OBJECTIVE: Drop the images; return everything else in the listing below exactly.

STORED DATA:
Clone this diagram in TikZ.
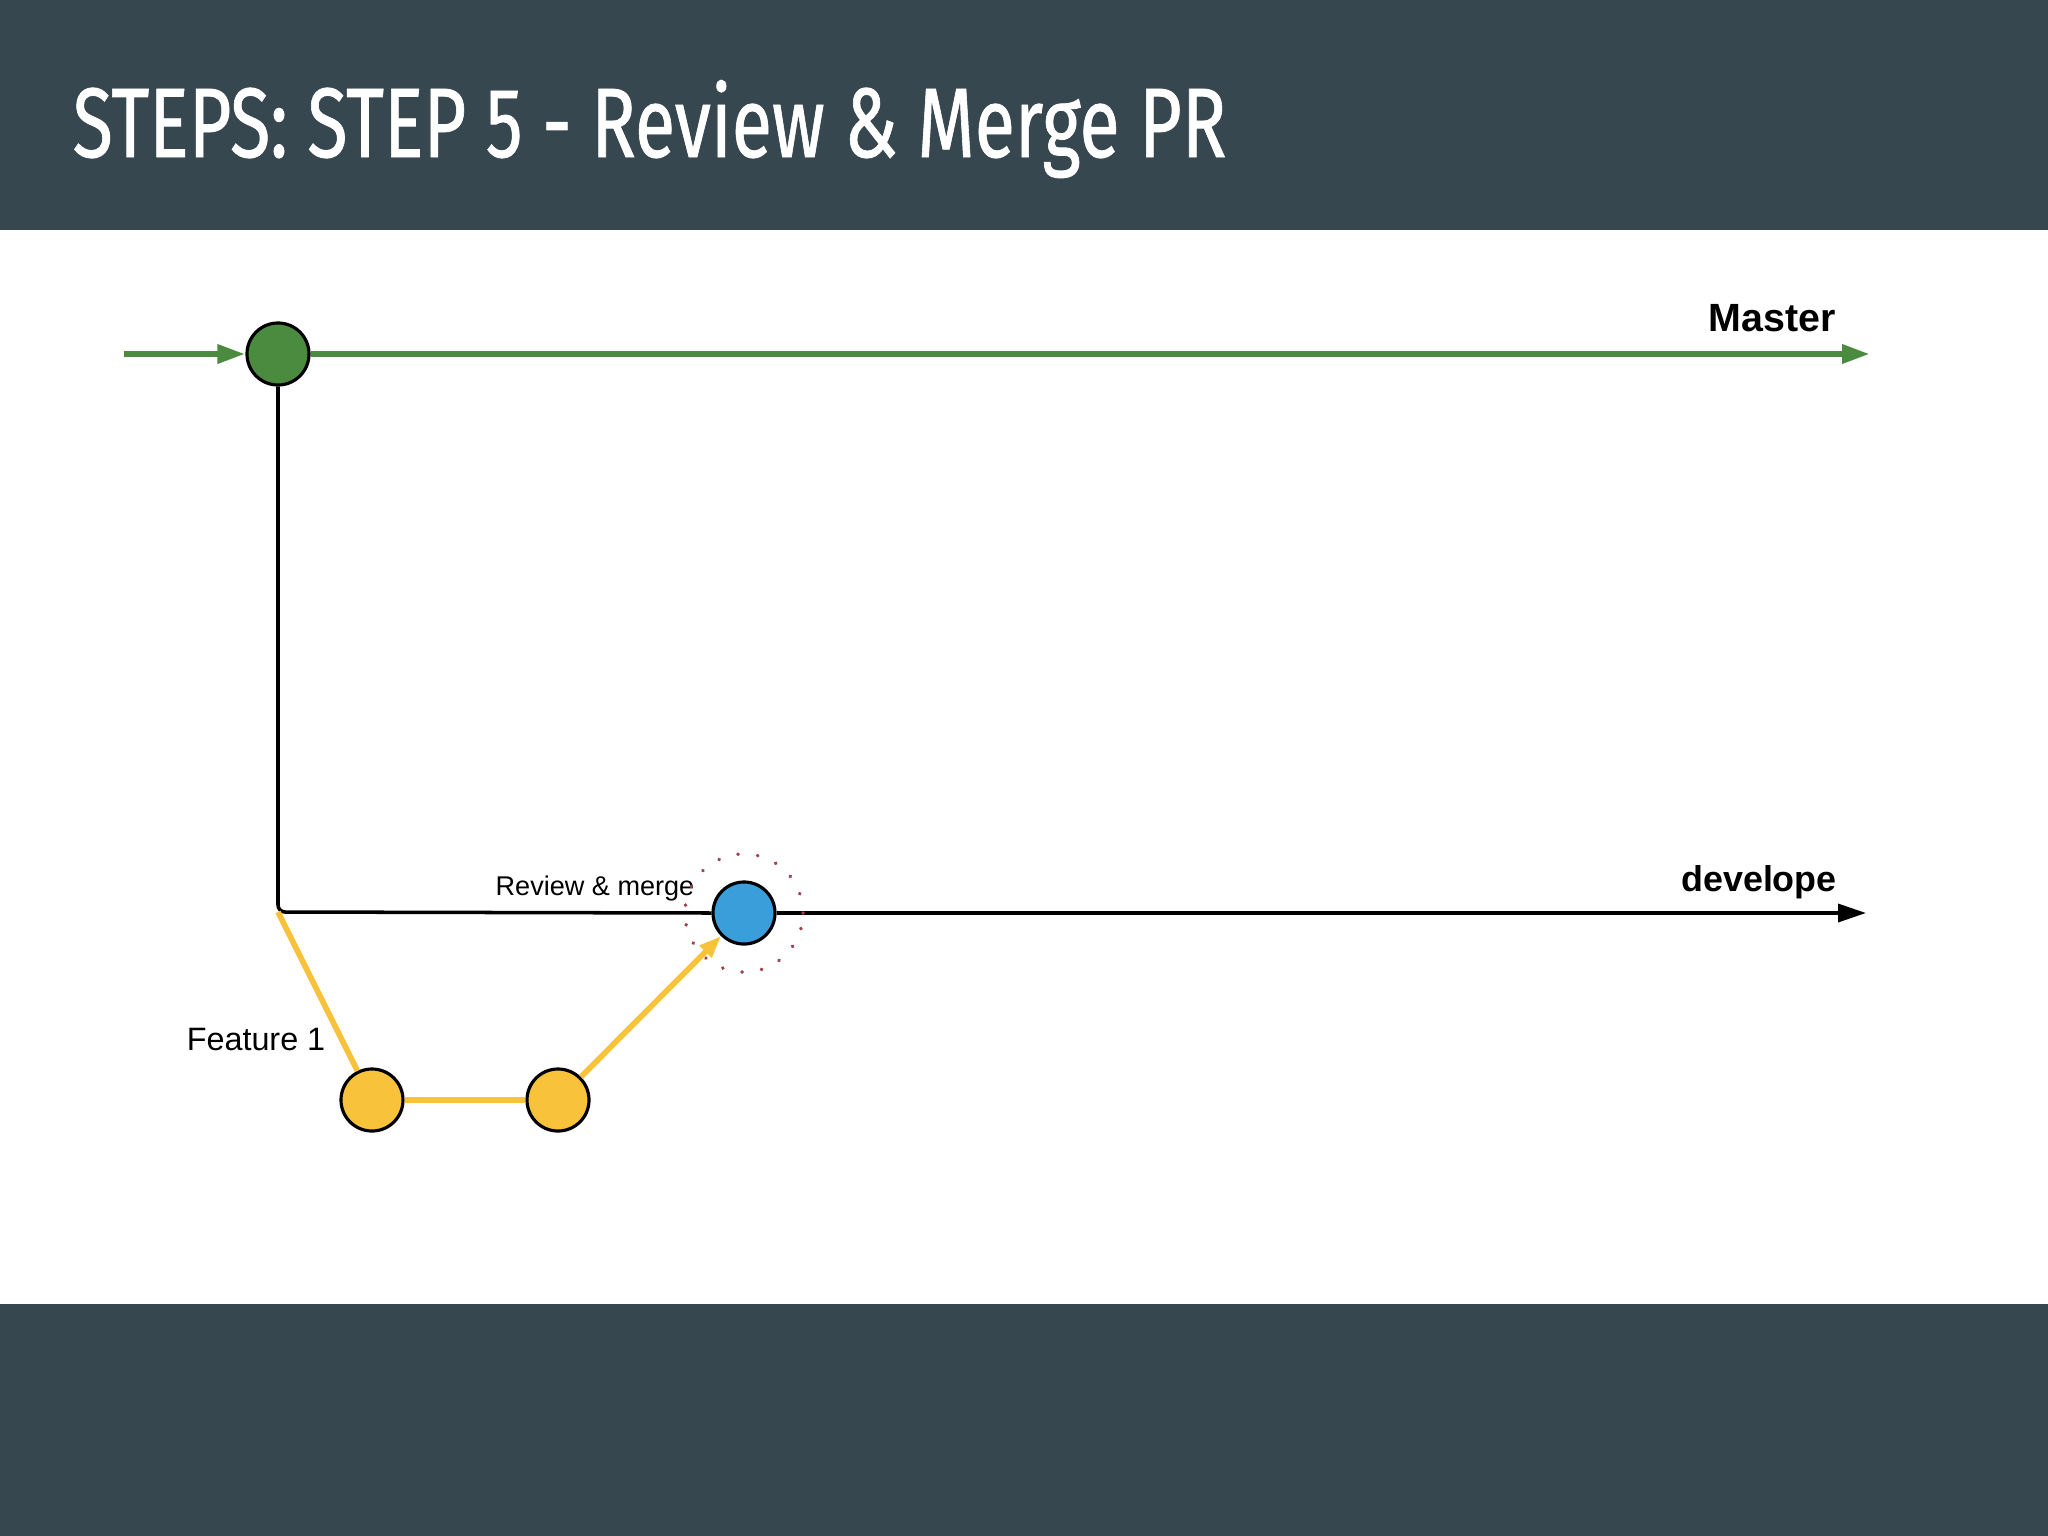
\documentclass[tikz,border=0pt]{standalone}
\usepackage{fontspec}
\setmainfont{Liberation Sans}
\newfontfamily\titlefont[FakeBold=0.8]{Fira Sans}
\usetikzlibrary{arrows.meta}
\definecolor{slate}{HTML}{37474F}
\definecolor{mastergreen}{HTML}{4A8B3F}
\definecolor{featyellow}{HTML}{F8C33B}
\definecolor{reviewblue}{HTML}{3A9EDB}
\definecolor{dotred}{HTML}{A0404A}
\begin{document}
\begin{tikzpicture}[x=0.01cm, y=-0.01cm,
	commit/.style={circle, draw=black, line width=0.9pt, minimum size=0.62cm, inner sep=0pt},
	tip/.style={-{Triangle[length=0.28cm, width=0.18cm]}}]
	\useasboundingbox (0,0) rectangle (2048,1536);
	\fill[white] (0,0) rectangle (2048,1536);
	\fill[slate] (0,0) rectangle (2048,230);
	\fill[slate] (0,1304) rectangle (2048,1536);
	\node[anchor=base west, inner sep=0pt, text=white] (title) at (72,157)
		{\resizebox{11.53cm}{0.77cm}{\titlefont STEPS: STEP 5 - Review \& Merge PR}};

	\node[commit, fill=mastergreen] (m) at (278,354) {};
	\node[commit, fill=reviewblue] (b) at (744,913) {};
	\node[commit, fill=featyellow] (f1) at (372,1100) {};
	\node[commit, fill=featyellow] (f2) at (558,1100) {};
	\coordinate (start) at (124,354);
	\coordinate (masterend) at (1870,354);
	\coordinate (fork) at (278,912);
	\coordinate (devend) at (1866,913);

	\node[font=\bfseries\fontsize{11.2}{13}\selectfont] (masterlbl) at (1772,318) {Master};
	\node[font=\bfseries\fontsize{10.2}{12}\selectfont] (devlbl) at (1759,882) {develope};
	\node[font=\fontsize{7.7}{9}\selectfont] (reviewlbl) at (595,888) {Review \& merge};
	\node[font=\fontsize{9.2}{11}\selectfont] (featlbl) at (256,1040) {Feature 1};

	\draw[mastergreen, line width=1.8pt, tip] (start) -- (m.west);
	\draw[mastergreen, line width=1.8pt, tip] (m.east) -- (masterend);
	\draw[line width=1pt, rounded corners=2pt] (m.south) -- (fork) -- (b.west);
	\draw[line width=1pt, tip] (b.east) -- (devend);
	\draw[featyellow, line width=1.6pt] (fork) -- (f1) -- (f2);
	\draw[featyellow, line width=1.6pt, -{Triangle[length=0.22cm, width=0.16cm]}] (f2) -- (b);
	\draw[dotred, line width=1.1pt, dash pattern=on 0.01pt off 5.6pt, line cap=round] (b) circle (0.59cm);
\end{tikzpicture}
\end{document}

TASK OUTPUT:
Clone this diagram in TikZ.
\documentclass[tikz,border=0pt]{standalone}
\usepackage{fontspec}
\setmainfont{Liberation Sans}
\newfontfamily\titlefont[FakeBold=0.8]{Fira Sans}
\usetikzlibrary{arrows.meta}
\definecolor{slate}{HTML}{37474F}
\definecolor{mastergreen}{HTML}{4A8B3F}
\definecolor{featyellow}{HTML}{F8C33B}
\definecolor{reviewblue}{HTML}{3A9EDB}
\definecolor{dotred}{HTML}{A0404A}
\begin{document}
\begin{tikzpicture}[x=0.01cm, y=-0.01cm,
	commit/.style={circle, draw=black, line width=0.9pt, minimum size=0.62cm, inner sep=0pt},
	tip/.style={-{Triangle[length=0.28cm, width=0.18cm]}}]
	\useasboundingbox (0,0) rectangle (2048,1536);
	\fill[white] (0,0) rectangle (2048,1536);
	\fill[slate] (0,0) rectangle (2048,230);
	\fill[slate] (0,1304) rectangle (2048,1536);
	\node[anchor=base west, inner sep=0pt, text=white] (title) at (72,157)
		{\resizebox{11.53cm}{0.77cm}{\titlefont STEPS: STEP 5 - Review \& Merge PR}};

	\node[commit, fill=mastergreen] (m) at (278,354) {};
	\node[commit, fill=reviewblue] (b) at (744,913) {};
	\node[commit, fill=featyellow] (f1) at (372,1100) {};
	\node[commit, fill=featyellow] (f2) at (558,1100) {};
	\coordinate (start) at (124,354);
	\coordinate (masterend) at (1870,354);
	\coordinate (fork) at (278,912);
	\coordinate (devend) at (1866,913);

	\node[font=\bfseries\fontsize{11.2}{13}\selectfont] (masterlbl) at (1772,318) {Master};
	\node[font=\bfseries\fontsize{10.2}{12}\selectfont] (devlbl) at (1759,882) {develope};
	\node[font=\fontsize{7.7}{9}\selectfont] (reviewlbl) at (595,888) {Review \& merge};
	\node[font=\fontsize{9.2}{11}\selectfont] (featlbl) at (256,1040) {Feature 1};

	\draw[mastergreen, line width=1.8pt, tip] (start) -- (m.west);
	\draw[mastergreen, line width=1.8pt, tip] (m.east) -- (masterend);
	\draw[line width=1pt, rounded corners=2pt] (m.south) -- (fork) -- (b.west);
	\draw[line width=1pt, tip] (b.east) -- (devend);
	\draw[featyellow, line width=1.6pt] (fork) -- (f1) -- (f2);
	\draw[featyellow, line width=1.6pt, -{Triangle[length=0.22cm, width=0.16cm]}] (f2) -- (b);
	\draw[dotred, line width=1.1pt, dash pattern=on 0.01pt off 5.6pt, line cap=round] (b) circle (0.59cm);
\end{tikzpicture}
\end{document}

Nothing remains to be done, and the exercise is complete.